— start Provided data —

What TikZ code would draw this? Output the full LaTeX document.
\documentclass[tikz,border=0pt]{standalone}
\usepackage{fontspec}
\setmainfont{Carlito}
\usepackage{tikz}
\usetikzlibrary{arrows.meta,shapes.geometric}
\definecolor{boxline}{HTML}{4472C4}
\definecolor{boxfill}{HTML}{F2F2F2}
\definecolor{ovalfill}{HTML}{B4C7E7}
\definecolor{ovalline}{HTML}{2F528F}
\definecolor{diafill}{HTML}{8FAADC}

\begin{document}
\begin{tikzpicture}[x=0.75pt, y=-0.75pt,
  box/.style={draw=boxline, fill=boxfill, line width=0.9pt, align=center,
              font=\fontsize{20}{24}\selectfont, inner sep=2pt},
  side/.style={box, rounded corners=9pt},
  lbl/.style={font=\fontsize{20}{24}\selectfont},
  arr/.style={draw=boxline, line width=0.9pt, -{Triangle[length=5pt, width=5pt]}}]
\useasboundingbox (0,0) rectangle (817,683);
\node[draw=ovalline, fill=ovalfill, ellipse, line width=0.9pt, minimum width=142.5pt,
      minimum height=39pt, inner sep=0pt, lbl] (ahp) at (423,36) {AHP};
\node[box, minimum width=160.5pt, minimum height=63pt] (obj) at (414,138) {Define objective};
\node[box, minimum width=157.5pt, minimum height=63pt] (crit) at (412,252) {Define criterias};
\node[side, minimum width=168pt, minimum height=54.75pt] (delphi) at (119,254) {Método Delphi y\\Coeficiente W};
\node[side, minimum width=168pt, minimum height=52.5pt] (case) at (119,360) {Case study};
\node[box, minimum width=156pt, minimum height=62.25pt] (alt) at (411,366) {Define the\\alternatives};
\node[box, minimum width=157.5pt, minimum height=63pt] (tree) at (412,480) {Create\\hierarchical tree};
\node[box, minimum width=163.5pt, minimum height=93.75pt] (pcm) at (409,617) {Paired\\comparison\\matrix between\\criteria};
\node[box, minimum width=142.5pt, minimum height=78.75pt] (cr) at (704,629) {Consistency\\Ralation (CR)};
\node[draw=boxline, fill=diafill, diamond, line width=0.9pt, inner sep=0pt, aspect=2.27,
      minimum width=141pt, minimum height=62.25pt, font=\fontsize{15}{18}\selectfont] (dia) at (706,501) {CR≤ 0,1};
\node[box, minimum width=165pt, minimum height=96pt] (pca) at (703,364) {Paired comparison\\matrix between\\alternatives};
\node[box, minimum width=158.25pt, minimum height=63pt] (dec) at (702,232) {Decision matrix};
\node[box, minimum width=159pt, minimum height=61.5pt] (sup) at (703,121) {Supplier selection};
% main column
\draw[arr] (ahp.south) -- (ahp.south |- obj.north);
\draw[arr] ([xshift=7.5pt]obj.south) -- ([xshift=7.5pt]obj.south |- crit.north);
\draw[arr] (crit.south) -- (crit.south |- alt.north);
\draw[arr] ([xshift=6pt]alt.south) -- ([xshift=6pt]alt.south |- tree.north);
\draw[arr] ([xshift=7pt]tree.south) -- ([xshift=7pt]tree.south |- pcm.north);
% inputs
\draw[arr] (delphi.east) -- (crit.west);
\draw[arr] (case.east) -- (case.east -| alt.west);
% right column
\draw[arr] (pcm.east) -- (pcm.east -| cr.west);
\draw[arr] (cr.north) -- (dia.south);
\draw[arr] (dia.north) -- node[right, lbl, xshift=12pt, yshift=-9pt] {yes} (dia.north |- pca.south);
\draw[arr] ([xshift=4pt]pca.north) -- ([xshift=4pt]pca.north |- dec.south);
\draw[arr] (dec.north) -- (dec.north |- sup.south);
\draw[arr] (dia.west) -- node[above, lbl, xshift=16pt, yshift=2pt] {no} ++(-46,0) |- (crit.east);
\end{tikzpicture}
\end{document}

— end Provided data —

Stated problem ▸
Extract all of the data shown above without alteration.

Full answer ▸
What TikZ code would draw this? Output the full LaTeX document.
\documentclass[tikz,border=0pt]{standalone}
\usepackage{fontspec}
\setmainfont{Carlito}
\usepackage{tikz}
\usetikzlibrary{arrows.meta,shapes.geometric}
\definecolor{boxline}{HTML}{4472C4}
\definecolor{boxfill}{HTML}{F2F2F2}
\definecolor{ovalfill}{HTML}{B4C7E7}
\definecolor{ovalline}{HTML}{2F528F}
\definecolor{diafill}{HTML}{8FAADC}

\begin{document}
\begin{tikzpicture}[x=0.75pt, y=-0.75pt,
  box/.style={draw=boxline, fill=boxfill, line width=0.9pt, align=center,
              font=\fontsize{20}{24}\selectfont, inner sep=2pt},
  side/.style={box, rounded corners=9pt},
  lbl/.style={font=\fontsize{20}{24}\selectfont},
  arr/.style={draw=boxline, line width=0.9pt, -{Triangle[length=5pt, width=5pt]}}]
\useasboundingbox (0,0) rectangle (817,683);
\node[draw=ovalline, fill=ovalfill, ellipse, line width=0.9pt, minimum width=142.5pt,
      minimum height=39pt, inner sep=0pt, lbl] (ahp) at (423,36) {AHP};
\node[box, minimum width=160.5pt, minimum height=63pt] (obj) at (414,138) {Define objective};
\node[box, minimum width=157.5pt, minimum height=63pt] (crit) at (412,252) {Define criterias};
\node[side, minimum width=168pt, minimum height=54.75pt] (delphi) at (119,254) {Método Delphi y\\Coeficiente W};
\node[side, minimum width=168pt, minimum height=52.5pt] (case) at (119,360) {Case study};
\node[box, minimum width=156pt, minimum height=62.25pt] (alt) at (411,366) {Define the\\alternatives};
\node[box, minimum width=157.5pt, minimum height=63pt] (tree) at (412,480) {Create\\hierarchical tree};
\node[box, minimum width=163.5pt, minimum height=93.75pt] (pcm) at (409,617) {Paired\\comparison\\matrix between\\criteria};
\node[box, minimum width=142.5pt, minimum height=78.75pt] (cr) at (704,629) {Consistency\\Ralation (CR)};
\node[draw=boxline, fill=diafill, diamond, line width=0.9pt, inner sep=0pt, aspect=2.27,
      minimum width=141pt, minimum height=62.25pt, font=\fontsize{15}{18}\selectfont] (dia) at (706,501) {CR≤ 0,1};
\node[box, minimum width=165pt, minimum height=96pt] (pca) at (703,364) {Paired comparison\\matrix between\\alternatives};
\node[box, minimum width=158.25pt, minimum height=63pt] (dec) at (702,232) {Decision matrix};
\node[box, minimum width=159pt, minimum height=61.5pt] (sup) at (703,121) {Supplier selection};
% main column
\draw[arr] (ahp.south) -- (ahp.south |- obj.north);
\draw[arr] ([xshift=7.5pt]obj.south) -- ([xshift=7.5pt]obj.south |- crit.north);
\draw[arr] (crit.south) -- (crit.south |- alt.north);
\draw[arr] ([xshift=6pt]alt.south) -- ([xshift=6pt]alt.south |- tree.north);
\draw[arr] ([xshift=7pt]tree.south) -- ([xshift=7pt]tree.south |- pcm.north);
% inputs
\draw[arr] (delphi.east) -- (crit.west);
\draw[arr] (case.east) -- (case.east -| alt.west);
% right column
\draw[arr] (pcm.east) -- (pcm.east -| cr.west);
\draw[arr] (cr.north) -- (dia.south);
\draw[arr] (dia.north) -- node[right, lbl, xshift=12pt, yshift=-9pt] {yes} (dia.north |- pca.south);
\draw[arr] ([xshift=4pt]pca.north) -- ([xshift=4pt]pca.north |- dec.south);
\draw[arr] (dec.north) -- (dec.north |- sup.south);
\draw[arr] (dia.west) -- node[above, lbl, xshift=16pt, yshift=2pt] {no} ++(-46,0) |- (crit.east);
\end{tikzpicture}
\end{document}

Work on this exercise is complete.